Exercise details »
Only the lines from the one containing "Generate a Python" through the one containing "ms=8, mew=1.3, elinewidth=2, label='Experiment')" belong in the answer; copy them exactly and leave out pictures.

Task material »
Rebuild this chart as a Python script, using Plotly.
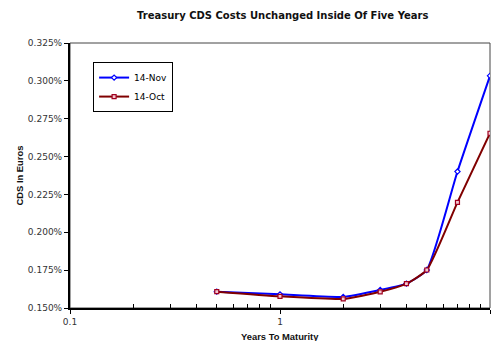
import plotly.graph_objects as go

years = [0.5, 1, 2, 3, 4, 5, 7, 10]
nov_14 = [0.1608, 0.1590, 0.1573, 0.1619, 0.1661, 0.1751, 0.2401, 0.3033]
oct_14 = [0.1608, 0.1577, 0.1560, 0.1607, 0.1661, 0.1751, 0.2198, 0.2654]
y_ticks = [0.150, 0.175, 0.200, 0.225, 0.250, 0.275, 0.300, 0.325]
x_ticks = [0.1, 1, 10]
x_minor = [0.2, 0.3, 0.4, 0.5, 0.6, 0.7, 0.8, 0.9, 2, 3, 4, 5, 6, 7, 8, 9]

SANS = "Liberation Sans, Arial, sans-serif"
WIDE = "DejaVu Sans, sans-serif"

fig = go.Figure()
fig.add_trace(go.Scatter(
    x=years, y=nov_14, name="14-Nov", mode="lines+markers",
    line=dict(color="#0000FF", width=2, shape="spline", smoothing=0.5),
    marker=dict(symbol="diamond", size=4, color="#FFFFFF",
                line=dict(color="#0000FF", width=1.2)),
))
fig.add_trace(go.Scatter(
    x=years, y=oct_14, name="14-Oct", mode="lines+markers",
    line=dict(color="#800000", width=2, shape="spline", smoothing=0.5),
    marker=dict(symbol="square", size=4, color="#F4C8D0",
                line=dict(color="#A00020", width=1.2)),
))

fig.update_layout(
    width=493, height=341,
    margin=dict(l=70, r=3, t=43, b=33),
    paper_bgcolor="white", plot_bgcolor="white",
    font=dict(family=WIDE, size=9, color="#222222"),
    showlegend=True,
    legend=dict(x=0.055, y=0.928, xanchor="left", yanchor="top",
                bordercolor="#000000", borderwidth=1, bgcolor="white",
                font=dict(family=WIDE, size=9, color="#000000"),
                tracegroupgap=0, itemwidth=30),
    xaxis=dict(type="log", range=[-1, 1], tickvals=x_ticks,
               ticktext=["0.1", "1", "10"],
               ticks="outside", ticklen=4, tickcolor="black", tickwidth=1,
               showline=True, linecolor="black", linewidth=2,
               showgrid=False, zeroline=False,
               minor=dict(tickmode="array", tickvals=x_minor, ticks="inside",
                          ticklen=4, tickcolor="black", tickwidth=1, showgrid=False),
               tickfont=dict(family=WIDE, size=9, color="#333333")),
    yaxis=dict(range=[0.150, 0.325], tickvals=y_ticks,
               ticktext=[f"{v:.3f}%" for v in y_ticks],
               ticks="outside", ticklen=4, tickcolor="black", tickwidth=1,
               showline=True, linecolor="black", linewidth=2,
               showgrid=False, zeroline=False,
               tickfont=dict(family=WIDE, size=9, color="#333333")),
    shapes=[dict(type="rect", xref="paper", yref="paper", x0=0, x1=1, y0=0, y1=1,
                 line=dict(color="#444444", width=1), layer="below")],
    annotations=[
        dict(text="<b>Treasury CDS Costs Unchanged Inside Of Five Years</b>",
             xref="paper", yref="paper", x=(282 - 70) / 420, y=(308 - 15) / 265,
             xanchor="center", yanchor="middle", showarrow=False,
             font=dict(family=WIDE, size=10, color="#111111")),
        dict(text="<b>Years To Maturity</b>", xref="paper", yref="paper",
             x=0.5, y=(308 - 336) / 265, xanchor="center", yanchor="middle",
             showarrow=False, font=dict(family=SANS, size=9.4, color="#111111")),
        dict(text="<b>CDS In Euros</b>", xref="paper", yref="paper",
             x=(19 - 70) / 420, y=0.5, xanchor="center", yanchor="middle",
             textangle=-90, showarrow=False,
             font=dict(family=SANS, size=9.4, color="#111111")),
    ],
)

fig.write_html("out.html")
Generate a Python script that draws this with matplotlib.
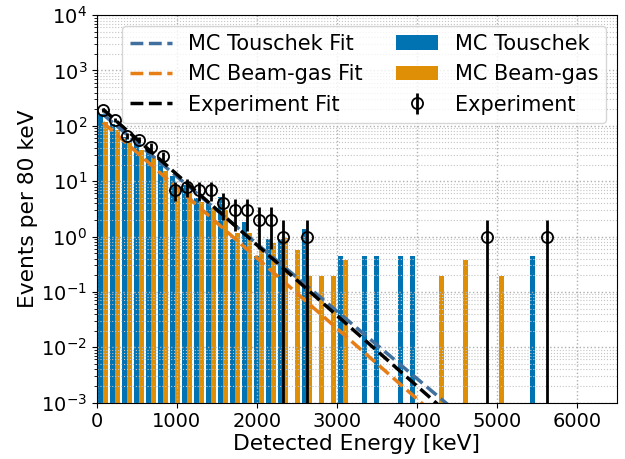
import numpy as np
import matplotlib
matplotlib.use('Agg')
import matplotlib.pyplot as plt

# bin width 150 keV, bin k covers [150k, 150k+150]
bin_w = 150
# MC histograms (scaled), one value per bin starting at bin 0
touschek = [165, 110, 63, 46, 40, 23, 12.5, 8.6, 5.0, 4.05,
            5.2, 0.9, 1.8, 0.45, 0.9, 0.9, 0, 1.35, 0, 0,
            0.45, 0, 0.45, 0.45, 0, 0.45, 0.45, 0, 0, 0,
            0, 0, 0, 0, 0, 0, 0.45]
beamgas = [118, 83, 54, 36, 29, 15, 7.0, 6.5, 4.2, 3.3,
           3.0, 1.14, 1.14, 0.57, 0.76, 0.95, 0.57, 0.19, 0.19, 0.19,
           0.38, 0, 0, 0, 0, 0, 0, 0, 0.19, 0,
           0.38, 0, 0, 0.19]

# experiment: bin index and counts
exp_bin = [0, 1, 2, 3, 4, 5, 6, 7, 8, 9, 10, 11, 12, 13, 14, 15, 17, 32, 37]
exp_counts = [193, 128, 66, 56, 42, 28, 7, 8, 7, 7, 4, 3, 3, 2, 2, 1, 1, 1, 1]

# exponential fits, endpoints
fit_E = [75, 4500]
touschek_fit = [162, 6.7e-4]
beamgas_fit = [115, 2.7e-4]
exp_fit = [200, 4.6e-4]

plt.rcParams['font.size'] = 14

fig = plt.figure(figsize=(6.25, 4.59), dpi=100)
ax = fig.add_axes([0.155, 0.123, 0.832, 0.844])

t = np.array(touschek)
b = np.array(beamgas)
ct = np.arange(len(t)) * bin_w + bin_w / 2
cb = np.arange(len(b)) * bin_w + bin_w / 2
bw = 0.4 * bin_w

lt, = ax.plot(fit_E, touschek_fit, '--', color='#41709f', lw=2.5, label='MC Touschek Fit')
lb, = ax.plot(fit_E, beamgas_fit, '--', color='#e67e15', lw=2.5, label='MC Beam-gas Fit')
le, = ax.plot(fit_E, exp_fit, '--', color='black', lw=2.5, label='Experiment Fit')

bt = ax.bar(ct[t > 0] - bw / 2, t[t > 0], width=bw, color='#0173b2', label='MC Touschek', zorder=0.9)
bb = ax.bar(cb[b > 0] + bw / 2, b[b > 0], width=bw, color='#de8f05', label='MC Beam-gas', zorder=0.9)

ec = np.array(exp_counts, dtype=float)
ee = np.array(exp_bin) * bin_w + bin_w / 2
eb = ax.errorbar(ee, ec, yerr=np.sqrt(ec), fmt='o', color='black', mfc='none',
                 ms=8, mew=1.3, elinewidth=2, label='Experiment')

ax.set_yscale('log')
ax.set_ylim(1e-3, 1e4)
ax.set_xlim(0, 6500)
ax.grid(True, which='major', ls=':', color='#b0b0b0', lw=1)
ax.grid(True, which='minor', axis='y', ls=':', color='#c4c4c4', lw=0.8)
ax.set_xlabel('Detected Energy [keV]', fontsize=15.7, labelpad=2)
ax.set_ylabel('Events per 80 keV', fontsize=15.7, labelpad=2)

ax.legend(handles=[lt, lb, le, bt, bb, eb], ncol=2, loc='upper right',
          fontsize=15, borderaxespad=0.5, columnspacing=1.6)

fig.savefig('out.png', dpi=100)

Full output »
Generate a Python script that draws this with matplotlib.
import numpy as np
import matplotlib
matplotlib.use('Agg')
import matplotlib.pyplot as plt

# bin width 150 keV, bin k covers [150k, 150k+150]
bin_w = 150
# MC histograms (scaled), one value per bin starting at bin 0
touschek = [165, 110, 63, 46, 40, 23, 12.5, 8.6, 5.0, 4.05,
            5.2, 0.9, 1.8, 0.45, 0.9, 0.9, 0, 1.35, 0, 0,
            0.45, 0, 0.45, 0.45, 0, 0.45, 0.45, 0, 0, 0,
            0, 0, 0, 0, 0, 0, 0.45]
beamgas = [118, 83, 54, 36, 29, 15, 7.0, 6.5, 4.2, 3.3,
           3.0, 1.14, 1.14, 0.57, 0.76, 0.95, 0.57, 0.19, 0.19, 0.19,
           0.38, 0, 0, 0, 0, 0, 0, 0, 0.19, 0,
           0.38, 0, 0, 0.19]

# experiment: bin index and counts
exp_bin = [0, 1, 2, 3, 4, 5, 6, 7, 8, 9, 10, 11, 12, 13, 14, 15, 17, 32, 37]
exp_counts = [193, 128, 66, 56, 42, 28, 7, 8, 7, 7, 4, 3, 3, 2, 2, 1, 1, 1, 1]

# exponential fits, endpoints
fit_E = [75, 4500]
touschek_fit = [162, 6.7e-4]
beamgas_fit = [115, 2.7e-4]
exp_fit = [200, 4.6e-4]

plt.rcParams['font.size'] = 14

fig = plt.figure(figsize=(6.25, 4.59), dpi=100)
ax = fig.add_axes([0.155, 0.123, 0.832, 0.844])

t = np.array(touschek)
b = np.array(beamgas)
ct = np.arange(len(t)) * bin_w + bin_w / 2
cb = np.arange(len(b)) * bin_w + bin_w / 2
bw = 0.4 * bin_w

lt, = ax.plot(fit_E, touschek_fit, '--', color='#41709f', lw=2.5, label='MC Touschek Fit')
lb, = ax.plot(fit_E, beamgas_fit, '--', color='#e67e15', lw=2.5, label='MC Beam-gas Fit')
le, = ax.plot(fit_E, exp_fit, '--', color='black', lw=2.5, label='Experiment Fit')

bt = ax.bar(ct[t > 0] - bw / 2, t[t > 0], width=bw, color='#0173b2', label='MC Touschek', zorder=0.9)
bb = ax.bar(cb[b > 0] + bw / 2, b[b > 0], width=bw, color='#de8f05', label='MC Beam-gas', zorder=0.9)

ec = np.array(exp_counts, dtype=float)
ee = np.array(exp_bin) * bin_w + bin_w / 2
eb = ax.errorbar(ee, ec, yerr=np.sqrt(ec), fmt='o', color='black', mfc='none',
                 ms=8, mew=1.3, elinewidth=2, label='Experiment')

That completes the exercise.